Compound interest is one of the most powerful ideas in finance. It’s how money grows faster over time because you earn interest not just on your original amount (principal) but also on the interest that’s already been added. In simple words, interest earns more interest.
This guide explains how compound interest works, the formula, real-life examples, common pitfalls, and smart tips to make it work in one’s favor.
What Is Compound Interest?
Compound interest means the interest earned gets added to the principal, and from then on, interest is calculated on this bigger amount. The more frequently it compounds, the faster it grows.
- Simple interest: Interest is calculated only on the original principal.
- Compound interest: Interest is calculated on principal + accumulated interest.
The Compound Interest Formula
A = P × (1 + r/n)^(n×t)
- P = the amount invested (principal)
- r = annual interest rate (decimal form, e.g., 8% = 0.08)
- n = number of compounding periods per year (1 for yearly, 12 for monthly, 365 for daily)
- t = time in years
- A = amount after time t
Quick rule of thumb: The Rule of 72 estimates how long it takes to double money. Divide 72 by the annual interest rate. Example: at 8%, 72/8 ≈ 9 years to double.
A Simple Example
Imagine investing ₹1,00,000 at 8% per year, compounding annually.
- Year 1: ₹1,00,000 × 1.08 = ₹1,08,000
- Year 2: ₹1,08,000 × 1.08 = ₹1,16,640
- Year 5: ₹1,00,000 × (1.08)^5 ≈ ₹1,46,933
Notice how each year’s interest gets added to the base, so the growth curve speeds up over time.
Why Compounding Frequency Matters
If the same 8% is compounded more often, the ending amount rises slightly:
- Annual (n=1): A = P × (1.08)^t
- Quarterly (n=4): A = P × (1 + 0.08/4)^(4t)
- Monthly (n=12): A = P × (1 + 0.08/12)^(12t)
- Daily (n=365): A = P × (1 + 0.08/365)^(365t)
Over long periods, monthly or daily compounding can add meaningful gains, especially at higher rates.
Power of Starting Early
Time is the fuel for compounding.

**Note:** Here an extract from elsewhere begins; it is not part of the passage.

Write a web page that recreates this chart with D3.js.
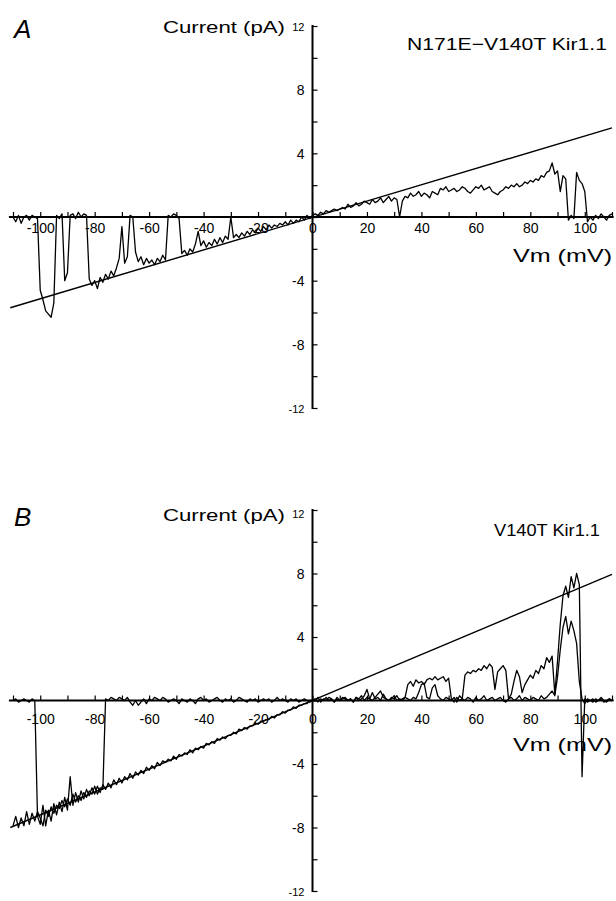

Starting earlier—even with smaller amounts—often beats investing larger sums later.
- Investor A: invests ₹5,000/month for 10 years (then stops) at 10%, starting at age 25.
- Investor B: invests ₹5,000/month for 25 years at 10%, starting at age 35.
Despite investing for fewer years, Investor A can end up with a similar or even higher corpus at 60, because those early contributions had more years to compound. The takeaway: start as early as possible.
Lumpsum vs SIP (Recurring Investments)
- Lumpsum: One-time investment that compounds over time.
- SIP/recurring: Smaller amounts added regularly; each installment compounds for a different duration.
Both work. A SIP helps build discipline and averages out market volatility, while a lumpsum can benefit if invested during favorable conditions. Combining both is often effective.
Real-World Uses
- Savings accounts and fixed deposits: Earn interest on deposits, often compounded quarterly or monthly.
- Mutual funds and ETFs: Reinvested returns (dividends/capital gains) can compound wealth.
- Retirement planning: Long horizons make compounding a key driver of corpus growth.
- Education funds: Starting early for a child’s education allows smaller monthly savings to grow significantly.
Watch Out for These Pitfalls
- High fees and expense ratios: Costs reduce effective returns and slow compounding.
- Interruptions and withdrawals: Frequent withdrawals break the compounding chain.
- Debt works in reverse: Credit card and high-interest loans compound against the borrower, making balances balloon.
- Overestimating returns: Markets fluctuate; plan with conservative return assumptions and diversify.
Practical Tips to Maximize Compounding
- Start early, even with small amounts.
- Stay consistent with monthly contributions.
- Reinvest earnings instead of taking them out.
- Minimize fees, taxes, and unnecessary churn.
- Increase contributions annually with income growth.
- Choose suitable compounding frequency (monthly or quarterly) when possible.
- Match investments to goals and risk tolerance; diversify to stay invested through cycles.
Quick FAQ
- Does compounding guarantee profits? No—market-linked investments can fluctuate. Compounding multiplies gains when returns are positive and sustained.
- Is a higher compounding frequency always better? Usually, yes—but the difference can be modest at typical rates. Focus more on time invested, rate of return, and costs.
- How often should one review? Once or twice a year is enough for most; avoid overtrading.
Conclusion: Compound interest rewards time, patience, and discipline. Start early, contribute regularly, keep costs low, and let time do the heavy lifting.